Criticisms and Skepticism Locally & Internationally
The main thrust of the criticisms has been that the Master Concession Agreement signed between HK Nicaragua Canal Development Investment Co. Ltd (HKND) and Nicaragua is that Nicaragua has sold its sovereignty for 100 years to a private, foreign-owned company. In June 2012, the Nicaragua’s National Assembly approved a bill to grant a 50-year concession to the newly Hong Kong Nicaragua Canal Development Investment Co (HKND) to build the canal across the Latin American country. The concession would be renewable for another 50 years, thus the 100 years of lost sovereignty.
In addition, locals say that the agreement was negotiated without transparency or national consensus. The Chinese company shoulders no liabilities, whereas the reserves of the Nicaraguan National Bank serve as collateral on the part of Nicaragua. The harshest complaints center around the judicial, labor, and financial rights, which they feel have been ceded to HKND.
A Bit of History
However, in July 2012 the Nicaraguan parliament passed Law 800. This law is about the Nicaragua Interoceanic Canal legislation and the establishment of the Interoceanic Canal Committee. It provides a solid legal foundation for the construction of the Interoceanic Canal. A memorandum of understanding between the Authority of the Grand Inter-Ocean Canal of Nicaragua, known as the “Authority,” and the HKND Group, established the project’s scope. A month later in October 2012, both parties signed the Deed of Cooperation, explaining in more granular terms the project details. The HKND group’s responsibilities included planning, designing, constructing, and upon completion, operating and managing the Nicaragua Grand Canal and any other related infrastructure projects. Other related projects would also include ports, an international airport, a free trade zone, and other infrastructure development projects as the need arose.
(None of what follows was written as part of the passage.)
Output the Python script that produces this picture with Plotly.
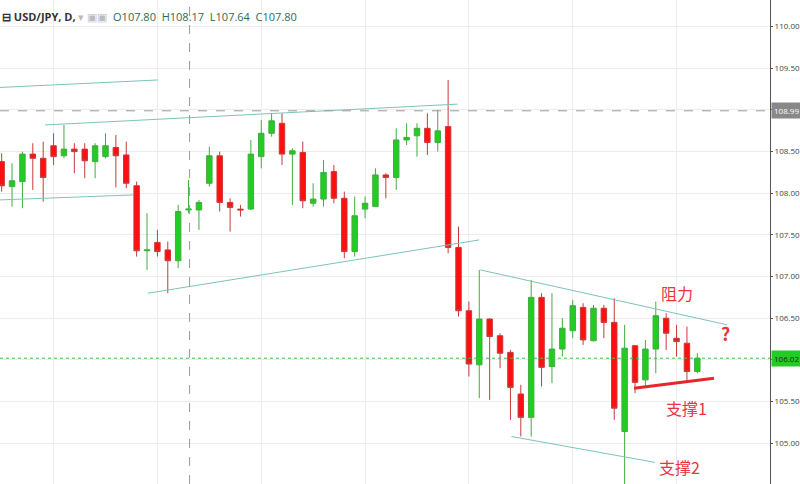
import plotly.graph_objects as go

# daily candles
opens = [108.38, 108.08, 108.14, 108.47, 108.42, 108.57, 108.45, 108.53, 108.53, 108.38,
         108.44, 108.55, 108.46, 108.09, 107.31, 107.41, 107.32, 107.19, 107.80, 107.80,
         108.12, 108.45, 107.89, 107.81, 107.81, 108.44, 108.72, 108.84, 108.47, 108.49,
         107.88, 107.93, 108.26, 107.94, 107.30, 107.81, 107.84, 108.22, 108.19, 108.64,
         108.69, 108.78, 108.61, 108.80, 107.35, 106.59, 105.94, 106.49, 106.29, 106.09,
         105.59, 105.31, 106.75, 105.92, 106.13, 106.35, 106.63, 106.23, 106.62, 106.45,
         105.14, 106.17, 105.76, 106.13, 106.50, 106.26, 106.20, 105.86]
highs = [108.48, 108.36, 108.50, 108.60, 108.62, 108.72, 108.82, 108.60, 108.60, 108.60,
         108.72, 108.70, 108.62, 108.14, 107.76, 107.56, 107.42, 107.86, 108.16, 107.92,
         108.56, 108.50, 107.94, 107.86, 108.64, 108.88, 108.96, 108.96, 108.54, 108.62,
         108.12, 108.40, 108.34, 108.02, 107.96, 107.96, 108.30, 108.24, 108.78, 108.84,
         108.84, 108.96, 109.00, 109.36, 107.60, 106.70, 107.08, 106.50, 106.32, 106.12,
         105.70, 106.96, 106.80, 106.80, 106.50, 106.72, 106.68, 106.66, 106.66, 106.74,
         106.42, 106.18, 106.24, 106.70, 106.56, 106.42, 106.40, 106.08]
lows = [108.02, 107.84, 107.82, 108.04, 107.90, 108.34, 108.42, 108.24, 108.18, 108.18,
        108.42, 108.07, 108.06, 107.24, 107.08, 107.24, 106.80, 107.10, 107.76, 107.56,
        108.08, 107.78, 107.54, 107.72, 107.80, 108.30, 108.68, 108.34, 107.86, 107.82,
        107.84, 107.84, 107.88, 107.22, 107.24, 107.70, 107.84, 107.94, 108.04, 108.58,
        108.44, 108.46, 108.50, 107.28, 106.52, 105.80, 105.54, 105.52, 105.90, 105.28,
        105.08, 105.08, 105.68, 105.72, 106.04, 106.26, 106.18, 106.22, 106.26, 105.28,
        104.51, 105.60, 105.69, 105.84, 106.12, 106.04, 105.74, 105.84]
closes = [108.09, 108.15, 108.47, 108.42, 108.19, 108.44, 108.53, 108.50, 108.39, 108.57,
          108.57, 108.45, 108.12, 107.31, 107.32, 107.30, 107.19, 107.78, 107.81, 107.89,
          108.45, 107.89, 107.83, 107.80, 108.47, 108.72, 108.87, 108.47, 108.51, 107.91,
          107.93, 108.25, 107.94, 107.30, 107.73, 107.88, 108.22, 108.19, 108.64, 108.67,
          108.78, 108.61, 108.75, 107.35, 106.59, 105.95, 106.49, 106.28, 106.08, 105.67,
          105.31, 106.75, 105.91, 106.13, 106.38, 106.65, 106.24, 106.62, 106.45, 105.42,
          106.14, 105.73, 106.13, 106.53, 106.32, 106.22, 105.86, 106.02]
days = list(range(len(opens)))

# drawn trend lines: (x0, y0, x1, y1, colour, width)
trend_lines = [
    (-0.2, 109.27, 15.05, 109.36, "#7cc4b8", 1),
    (4.17, 108.82, 43.9, 109.07, "#7cc4b8", 1),
    (-0.2, 107.92, 12.64, 107.98, "#7cc4b8", 1),
    (14.08, 106.80, 46.0, 107.44, "#7cc4b8", 1),
    (46.1, 107.08, 69.9, 106.42, "#7cc4b8", 1),
    (49.1, 105.08, 62.9, 104.77, "#7cc4b8", 1),
    (60.9, 105.66, 68.6, 105.78, "#e8242c", 3),
]
notes = [(65.0, 106.80, "阻力"), (66.0, 105.42, "支撑1"), (65.3, 104.72, "支撑2")]

fig = go.Figure(go.Candlestick(
    x=days, open=opens, high=highs, low=lows, close=closes,
    increasing=dict(line=dict(color="#3fae3f", width=1), fillcolor="#22cc22"),
    decreasing=dict(line=dict(color="#c83a3a", width=1), fillcolor="#ff0f0f"),
    whiskerwidth=0, showlegend=False, hoverinfo="skip",
))

for x0, y0, x1, y1, col, w in trend_lines:
    fig.add_shape(type="line", x0=x0, y0=y0, x1=x1, y1=y1, line=dict(color=col, width=w))

# crosshair + last price line
fig.add_shape(type="line", xref="x", yref="paper", x0=18.1, x1=18.1, y0=0, y1=1,
              line=dict(color="#999", width=1, dash="dash"))
fig.add_shape(type="line", xref="paper", x0=0, x1=1, y0=108.99, y1=108.99,
              line=dict(color="#999", width=1, dash="dash"))
fig.add_shape(type="line", xref="paper", x0=0, x1=1, y0=106.02, y1=106.02,
              line=dict(color="#39c739", width=1, dash="dot"))

for x, y, t in notes:
    fig.add_annotation(x=x, y=y, text=t, showarrow=False,
                       font=dict(family="Noto Sans CJK SC", size=16, color="#e8343c"))
fig.add_annotation(x=69.7, y=106.32, text="<b>?</b>", showarrow=False,
                   font=dict(family="Noto Sans CJK SC", size=18, color="#e8343c"))

fig.add_annotation(xref="paper", yref="y", x=1.0, y=108.99, xanchor="left", text="108.99",
                   showarrow=False, bgcolor="#888", font=dict(size=8, color="white"),
                   borderpad=2, xshift=1)
fig.add_annotation(xref="paper", yref="y", x=1.0, y=106.02, xanchor="left", text="106.02",
                   showarrow=False, bgcolor="#22cc22", font=dict(size=8, color="#222"),
                   borderpad=2, xshift=1)

fig.add_annotation(xref="paper", yref="paper", x=0.0, y=0.985, xanchor="left", showarrow=False,
                   text="<b>⊟ USD/JPY, D,</b> <span style='color:#bbb'>▾ ▣▣</span>  "
                        "<span style='color:#2e6b55'>O107.80  H108.17  L107.64  C107.80</span>",
                   font=dict(family="Open Sans", size=11, color="#333"))

fig.update_layout(
    width=800, height=484, margin=dict(l=0, r=30, t=0, b=0),
    plot_bgcolor="white", paper_bgcolor="white", boxgap=0.25,
    xaxis=dict(range=[-0.16, 74.0], rangeslider=dict(visible=False), showticklabels=False,
               tick0=5, dtick=10, showgrid=True, gridcolor="#ececec", zeroline=False),
    yaxis=dict(range=[104.51, 110.32], side="right", tick0=104.5, dtick=0.5, tickformat=".2f",
               showgrid=True, gridcolor="#ececec", zeroline=False, showline=True,
               linecolor="#555", ticks="outside", ticklen=2, tickcolor="#555",
               automargin=False,
               tickfont=dict(family="Open Sans", size=8, color="#444")),
)

# page margin off so the figure sits at the window corner
fig.write_html("out.html", config={"displayModeBar": False},
               post_script="document.body.style.margin='0';")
With control of the canal and the ability to operate cellphone and internet services in Nicaragua, it is understandable why critics say that even the sovereignty of the country, has been ceded to Wang Jing, the chairman and chief executive officer of HKND and chairman and largest shareholder of Xinwei Telecom, a Chinese telecom company which won a deal in 2012 to operate cellphone and internet services in Nicaragua.
The following year, in June 2013, the Nicaraguan parliament gave its approval for the government to sign the Master Concession Agreement with the HKND Group. The HKND Group now had the sole rights to plan, design, construct, and thereafter to operate and manage the Nicaragua Grand Canal and other related projects.
Nicaragua’s government claims that the project will lift the Western hemisphere's second poorest country out of poverty, which may be true, but what is the cost to the environment and how are the people whose lands and homes are on the projected route going to be compensated.
HKND (Hong Kong Nicaragua Canal Development) Group is a private infrastructure development firm that is based in Hong Kong. It is registered in the Cayman Islands.
HK Nicaragua Canal Development Investment Co., Limited - Basic information
- Registration Number：1788941
- Registration Date：20 August 2012
- Company Name：HK Nicaragua Canal Development Investment Co., Limited
- Founder of information: HK Nicaragua Canal Development Investment Co., Limited established in Hong Kong on 20 August 2012.
Wang Jing: The Man behind the Canal's Development
The Chinese billionaire Wang Jing owns or controls a number of businesses including by HK Nicaragua Canal Development Investment. He is the chairman and CEO of HKND, which in turn is owned by HK Nicaragua Canal Development Investment. The development of the Nicaragua canal, estimated to cost between 40 to 50 billion dollars, is the first project for HKND.
Wang believes that by 2030 not only will the addressable shipping trade have grown by 240%, but also that the actual ships will be significantly larger. Although the Panama Canal is undergoing a five billion dollar expansion, Wang feels that that is has become imperative to develop and construct a wider and deeper interoceanic canal to support the larger weight loads, thus generating greater efficiency for shippers. He went on to say in an interview in SinoShio magazine “the Nicaragua Canal and Development Project represents a tremendous opportunity to transform global trade and ignite a new era of growth and opportunity for Nicaragua, its people, and the entire region.”
To answer the critics, a PR release from the HKND Group says the following principles will guide our actions as we undertake this important project:
- Integrity — openness, transparency and honesty
- Respect for local people with sensitivity to social and environmental impact by serving the best interests of the region and protecting the natural ecosystems and wildlife of Nicaragua;
- Economic benefit and value creation across all stakeholder groups including generating local training and job growth while promoting local and regional economic development.
HKND Group is working with a global team of experts with deep experience and capabilities. They want to ensure international participation and involvement in every aspect of the project, from financing, and construction, to logistics. They state there will be competitive tendering processes for qualified Nicaraguan, regional and international firms, consistent with international best practices for fairness and openness for each phase of work. As of 2014 there were a number of other partners already on board.
Work started officially on December 22, 2014.